YOUR INSTRUCTIONS: Only the lines from the start of the data through the line containing "from bokeh.resources import INLINE" should be written out, exactly as they are, with both ends included and the pictures left out.

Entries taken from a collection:
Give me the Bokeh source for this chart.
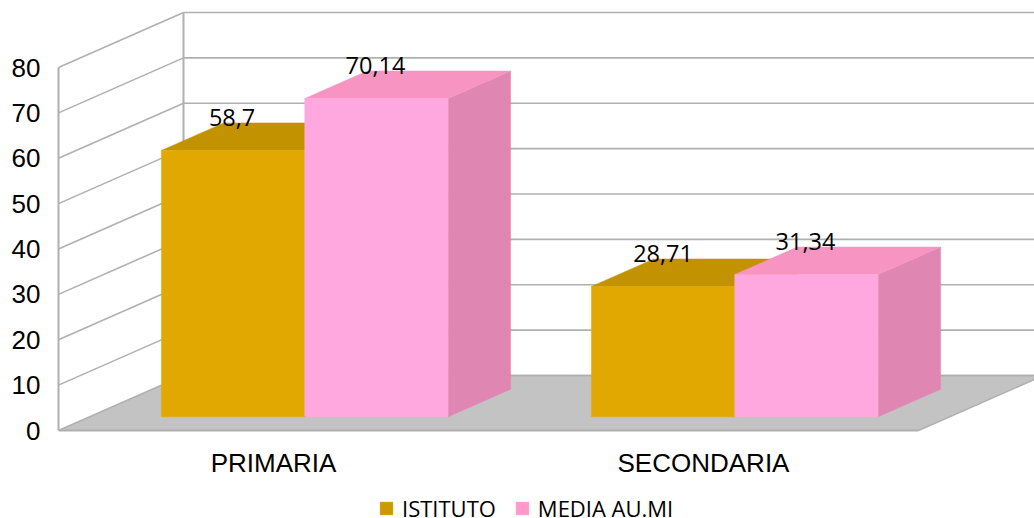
from bokeh.plotting import figure
from bokeh.models import Range1d, FixedTicker, Legend, LegendItem
from bokeh.core.properties import value
from bokeh.embed import file_html
from bokeh.resources import INLINE

categories = ["PRIMARIA", "SECONDARIA"]
series_names = ["ISTITUTO", "MEDIA AU.MI"]
istituto = [58.7, 28.71]
media = [70.14, 31.34]
label_texts = [["58,7", "28,71"], ["70,14", "31,34"]]
y_ticks = [0, 10, 20, 30, 40, 50, 60, 70, 80]

# style
front = ["#E0A800", "#FFA8E0"]
top_c = ["#C39200", "#F794C2"]
side_c = ["#A88000", "#E086B3"]
swatch = ["#CC9900", "#FF99CC"]
GRID = "#B0B0B0"
FLOOR = "#C3C3C3"
DX, DY = 125 / 430, 55 / 4.5375   # depth of the box, in data units
X_END = 976 / 430
Y_END = 430 / 4.5375
Y_START = -88 / 4.5375            # room below the floor for category labels and legend

p = figure(width=1034, height=518,
           output_backend="svg", toolbar_location=None,
           x_range=Range1d(0, X_END), y_range=Range1d(Y_START, Y_END),
           min_border_left=58, min_border_right=0, min_border_top=0, min_border_bottom=0,
           outline_line_color=None, background_fill_color=None, border_fill_color=None)
p.grid.visible = False

# y axis
ya = p.yaxis[0]
ya.ticker = FixedTicker(ticks=y_ticks)
ya.bounds = (0, 80)
ya.axis_line_color = GRID
ya.axis_line_width = 2
ya.major_tick_line_color = None
ya.minor_tick_line_color = None
ya.major_label_standoff = 12
ya.major_label_text_font = "Liberation Sans"
ya.major_label_text_font_size = "26px"
ya.major_label_text_color = "#000000"

# x axis, pinned to the value 0
xa = p.xaxis[0]
xa.fixed_location = 0
xa.ticker = FixedTicker(ticks=[0.5, 1.5])
xa.major_label_overrides = {0.5: categories[0], 1.5: categories[1]}
xa.bounds = (0, 2)
xa.axis_line_color = GRID
xa.axis_line_width = 2
xa.major_tick_line_color = None
xa.minor_tick_line_color = None
xa.major_label_standoff = 11
xa.major_label_text_font = "Liberation Sans"
xa.major_label_text_font_size = "26px"
xa.major_label_text_color = "#000000"

# floor
n = len(categories)
p.patch([0, n, n + DX, DX], [0, 0, DY, DY], fill_color=FLOOR, line_color=None)
p.line([DX, n + DX], [DY, DY], line_color=GRID, line_width=1.5)
p.line([n, n + DX], [0, DY], line_color=GRID, line_width=1.5)

# walls
for t in y_ticks:
    p.line([0, DX], [t, t + DY], line_color=GRID, line_width=1.6)
    p.line([DX, X_END], [t + DY, t + DY], line_color=GRID, line_width=1.6)
p.line([DX, DX], [DY, 80 + DY], line_color=GRID, line_width=2)

# bars
Z0, Z1 = 0.25, 0.75
BW = 1 / 3
lab_x, lab_y, lab_t = [], [], []
nudge = [[-1 / 430, 0 / 430], [-1 / 430, -1 / 430]]
for c in range(n):
    for s, vals in enumerate([istituto, media]):
        v = vals[c]
        x0 = c + 1 / 6 + s * BW + Z0 * DX
        x1 = x0 + BW
        y0 = Z0 * DY
        y1 = v + y0
        ddx = (Z1 - Z0) * DX
        ddy = (Z1 - Z0) * DY
        p.patch([x1, x1 + ddx, x1 + ddx, x1], [y0, y0 + ddy, y1 + ddy, y1],
                fill_color=side_c[s], line_color=side_c[s], line_width=0.5)
        p.patch([x0, x1, x1 + ddx, x0 + ddx], [y1, y1, y1 + ddy, y1 + ddy],
                fill_color=top_c[s], line_color=top_c[s], line_width=0.5)
        p.quad(left=x0, right=x1, bottom=y0, top=y1,
               fill_color=front[s], line_color=front[s], line_width=0.5)
        lab_x.append((x0 + x1) / 2 + nudge[s][c])
        lab_y.append(y1)
        lab_t.append(label_texts[s][c])

p.text(x=lab_x, y=lab_y, text=lab_t, text_align="center", text_baseline="middle",
       y_offset=-33, text_font=value("Open Sans"), text_font_size="23.5px", text_color="#000000")

# legend swatches (zero-height, legend only)
rs = []
for s in range(2):
    rs.append(p.quad(left=[0], right=[0], bottom=[0], top=[0],
                     fill_color=swatch[s], line_color=swatch[s], line_alpha=0.4))

items = [LegendItem(label=series_names[i], renderers=[rs[i]]) for i in range(2)]
legend = Legend(items=items, orientation="horizontal", location=(320, -5),
                background_fill_alpha=0, border_line_color=None,
                label_text_font="Open Sans", label_text_font_size="22px", label_text_color="#000000",
                glyph_width=16, glyph_height=16, spacing=18, padding=0, margin=0, label_standoff=8)
p.add_layout(legend, "center")

open("out.html", "w").write(file_html(p, INLINE))
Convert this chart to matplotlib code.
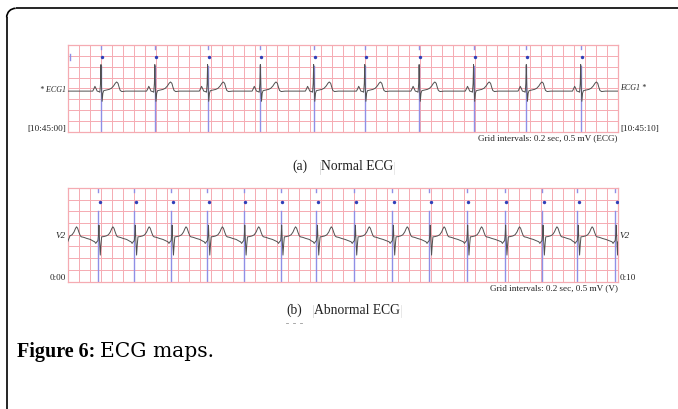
import numpy as np
import matplotlib
matplotlib.use("Agg")
import matplotlib.pyplot as plt
from matplotlib.patches import Arc

# ---------------- data ----------------
# (a) Normal ECG: beat (R-peak) times in seconds over a 10 s strip
normal_beats = [0.60, 1.58, 2.54, 3.50, 4.47, 5.40, 6.39, 7.38, 8.34, 9.33]
normal_baseline = 1.88  # mV
# one beat: offsets from R (s) and amplitude relative to baseline (mV)
normal_tpl_t = [-0.20, -0.15, -0.13, -0.11, -0.09, -0.07, -0.04, -0.02, -0.008, 0.0,
                0.010, 0.021, 0.034, 0.05, 0.10, 0.15, 0.19, 0.23, 0.26, 0.285,
                0.31, 0.33, 0.35, 0.38, 0.45]
normal_tpl_v = [0.0, 0.0, 0.10, 0.22, 0.12, 0.0, -0.02, -0.05, 0.35, 1.22,
                0.20, -0.47, -0.10, 0.02, 0.05, 0.08, 0.13, 0.24, 0.36, 0.42,
                0.36, 0.18, 0.03, -0.02, 0.0]

# (b) Abnormal ECG: beat annotation times (s)
abn_beats = [-0.11, 0.55, 1.21, 1.88, 2.54, 3.20, 3.87, 4.52, 5.21, 5.90,
             6.57, 7.25, 7.94, 8.62, 9.26, 9.95]
abn_baseline = 1.70  # mV
abn_tpl_t = [-0.08, -0.06, -0.04, -0.02, 0.0, 0.010, 0.018, 0.028, 0.042, 0.055,
             0.067, 0.10, 0.15, 0.19, 0.225, 0.25, 0.27, 0.29, 0.315, 0.34,
             0.36, 0.40, 0.46, 0.52]
abn_tpl_v = [0.02, 0.0, -0.07, 0.0, 0.05, 0.30, 0.71, 0.10, -0.57, -0.10,
             0.21, 0.22, 0.25, 0.30, 0.42, 0.56, 0.64, 0.58, 0.40, 0.25,
             0.21, 0.19, 0.14, 0.10]

grid_dt, grid_dv = 0.2, 0.5
strip_len, strip_mv = 10.0, 4.0

# ---------------- styles ----------------
W, H = 678, 409
PINK = "#f5abb2"
BLUE_LINE = "#8f8fe6"
BLUE_DOT = "#2f3fb8"
TRACE = "#505050"
SERIF = ["Liberation Serif", "DejaVu Serif"]

fig = plt.figure(figsize=(W / 100, H / 100), dpi=100)

# overlay in pixel coordinates for frame and texts
ov = fig.add_axes([0, 0, 1, 1], zorder=0)
ov.set_xlim(0, W)
ov.set_ylim(H, 0)
ov.axis("off")


def build_trace(beats, tpl_t, tpl_v, base):
    t = [0.0]
    v = [base]
    for b in beats:
        for dt, dv in zip(tpl_t, tpl_v):
            t.append(b + dt)
            v.append(base + dv)
    t.append(strip_len)
    v.append(base)
    t = np.array(t)
    v = np.array(v)
    order = np.argsort(t, kind="stable")
    return t[order], v[order]


def make_strip(rect_px, beats, tpl_t, tpl_v, base, line_top, dot_y, dot_dx):
    x0, y0, x1, y1 = rect_px
    ax = fig.add_axes([x0 / W, 1 - y1 / H, (x1 - x0) / W, (y1 - y0) / H], zorder=2)
    ax.set_xlim(0, strip_len)
    ax.set_ylim(0, strip_mv)
    ax.set_xticks(np.arange(0, strip_len + 1e-9, grid_dt))
    ax.set_yticks(np.arange(0, strip_mv + 1e-9, grid_dv))
    ax.grid(True, color=PINK, lw=0.7)
    ax.tick_params(length=0, labelbottom=False, labelleft=False)
    for s in ax.spines.values():
        s.set_color(PINK)
        s.set_linewidth(0.9)
    vis = [b for b in beats if 0 <= b <= strip_len]
    for b in vis:
        ax.plot([b, b], [0, line_top], color=BLUE_LINE, lw=1.0, zorder=2)
        ax.plot([b, b], [strip_mv - 0.18, strip_mv], color=BLUE_LINE, lw=1.0, zorder=2)
    ax.scatter([b + dot_dx for b in vis], [dot_y] * len(vis), s=6, color=BLUE_DOT, zorder=4,
               linewidths=0)
    t, v = build_trace(beats, tpl_t, tpl_v, base)
    ax.plot(t, v, color=TRACE, lw=0.7, zorder=3)
    return ax


ax1 = make_strip((68, 45, 617.5, 132), normal_beats, normal_tpl_t, normal_tpl_v,
                 normal_baseline, 3.05, 3.46, 0.02)
ax1.plot([0.03, 0.03], [3.3, 3.6], color=BLUE_LINE, lw=1.0)
ax2 = make_strip((67.7, 188, 618, 281.5), abn_beats, abn_tpl_t, abn_tpl_v,
                 abn_baseline, 3.0, 3.4, 0.03)

# ---------------- frame ----------------
r = 9
ov.plot([6.7 + r, W], [8.3, 8.3], color="black", lw=1.2, solid_capstyle="butt")
ov.plot([6.7, 6.7], [8.3 + r, H], color="black", lw=1.2, solid_capstyle="butt")
ov.add_patch(Arc((6.7 + r, 8.3 + r), 2 * r, 2 * r, theta1=180, theta2=270,
                 color="black", lw=1.2, transform=ov.transData))

# ---------------- texts ----------------
def t(x, y, s, size, ha="left", va="center", **kw):
    ov.text(x, y, s, fontsize=size, ha=ha, va=va, family=SERIF, color="#222222", **kw)

t(66, 90.5, "* ECG1", 5.8, ha="right", style="italic")
t(66, 129.5, "[10:45:00]", 6.6, ha="right")
t(620, 88.5, "ECG1 *", 5.8, style="italic")
t(620, 129, "[10:45:10]", 6.6)
t(617.5, 138.5, "Grid intervals: 0.2 sec, 0.5 mV (ECG)", 6.6, ha="right")
t(292, 166, "(a)", 9.8)
t(321, 166, "Normal ECG", 9.8)
ov.plot([319.5, 319.5], [161.5, 173.5], color="#d8d8d8", lw=0.6)
ov.plot([394, 394], [161.5, 173.5], color="#e4e4e4", lw=0.6)

t(65.5, 235.5, "V2", 6.6, ha="right", style="italic")
t(65.5, 278.5, "0:00", 6.6, ha="right")
t(620, 235.5, "V2", 6.6, style="italic")
t(620, 277.5, "0:10", 6.6)
t(618, 288.3, "Grid intervals: 0.2 sec, 0.5 mV (V)", 6.6, ha="right")
t(286, 310.7, "(b)", 9.8)
t(314.5, 310.7, "Abnormal ECG", 9.8)
ov.plot([313, 313], [305, 317], color="#d8d8d8", lw=0.6)
ov.plot([400.5, 400.5], [305, 317], color="#e4e4e4", lw=0.6)
for xd in (285.5, 292.5, 299.5):
    ov.plot([xd, xd + 2.5], [323.3, 323.3], color="#9a9a9a", lw=0.6)

ov.text(17, 356.7, "Figure 6:", fontsize=14.5, fontweight="bold",
        family=["Liberation Serif"], ha="left", va="baseline", color="black")
ov.text(99.5, 356.7, "ECG maps.", fontsize=14.6, family=["DejaVu Serif"],
        ha="left", va="baseline", color="black")

fig.savefig("out.png", dpi=100)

THE REPLY:
Give me the Bokeh source for this chart.
from bokeh.plotting import figure
from bokeh.models import Range1d, FixedTicker, Legend, LegendItem
from bokeh.core.properties import value
from bokeh.embed import file_html
from bokeh.resources import INLINE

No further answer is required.